Edited on Sat Jun-19-04 02:53 PM by UpInArms
http://www.fas.org/news/iran/1992/921224-260039.htm

BUSH PARDONS WEINBERGER, FIVE OTHERS TIED TO IRAN-CONTRA

(Calls Weinberger "true American patriot") (650) By Dian McDonald USIA White House Correspondent Washington -- President Bush December 24 granted pardons to former Defense Secretary Caspar Weinberger and five other individuals for their conduct related to the Iran-Contra affair.

Bush said Weinberger -- who had been scheduled to go on trial in Washington January 5 on charges related to Iran-Contra -- was a "true American patriot," who had served with "distinction" in a series of public positions since the late 1960s.

"I am pardoning him not just out of compassion or to spare a 75-year-old patriot the torment of lengthy and costly legal proceedings, but to make it possible for him to receive the honor he deserves for his extraordinary service to our country," Bush said in a proclamation granting executive clemency.

The president also pardoned five other persons who already had pleaded guilty or had been indicted or convicted in connection with the Iran-Contra arms-for-hostages investigation. They were Elliott Abrams, a former assistant secretary of state for Inter- American affairs; former National Security Adviser Robert McFarlane; and Duane Clarridge, Alan Fiers, and Clair George, all former employees of the Central Intelligence Agency.

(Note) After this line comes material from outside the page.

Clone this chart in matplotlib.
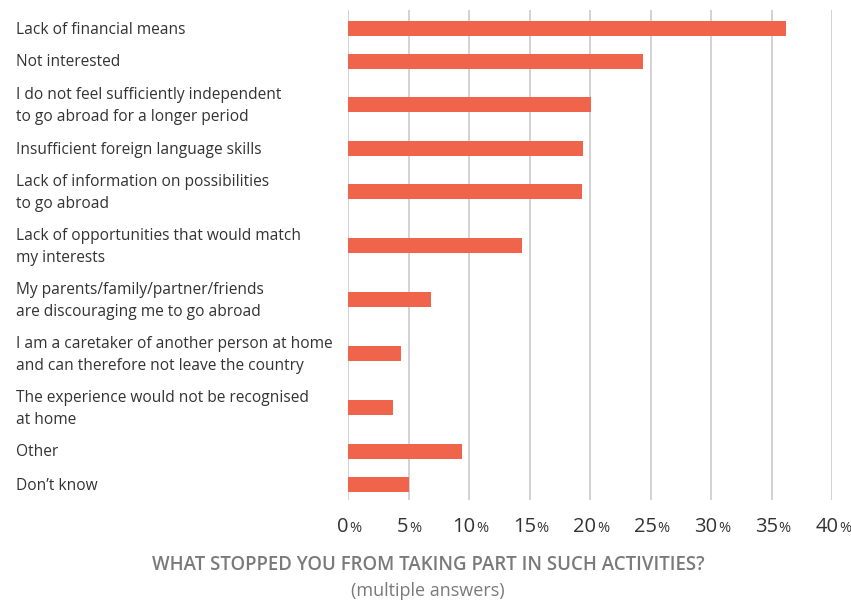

Explaining those pardons, Bush said the "common denominator of their motivation -- whether their actions were right or wrong -- was patriotism." They did not profit or seek to profit from their conduct, Bush said, adding that all five "have already paid a price - - in depleted savings, lost careers, anguished families -- grossly disproportionate to any misdeeds or errors of judgment they may have committed."

<snip>

Weinberger had been charged by independent counsel Lawrence Walsh with four counts of lying to congressional Iran-Contra investigators in 1987 and to Walsh's prosecutors in 1990. His case involved allegations that he had concealed from congressional investigators his personal notes that detailed events related to Iran-Contra and which reportedly undermined what then-President Reagan said about the origins and operations of the covert arms-for-hostages dealings. Weinberger had pleaded not guilty and said he was being unfairly prosecuted.

Although a president has unlimited pardon powers, it is highly unusual to pardon someone before trial and conviction. The best- known precedent -- following the Watergate political scandal during the Nixon administration -- was former President Ford's pardon in 1974 of former President Nixon, who was never indicted.

Bush said the prosecutions of the persons he was pardoning on Christmas Eve represent "what I believe is a profoundly troubling development in the political and legal climate of our country: the criminalization of policy differences."

...more...


Casper Weinberger had not even been indicted at that time - this pardon effectively destroyed the investigation into the Iran-Contra scandal.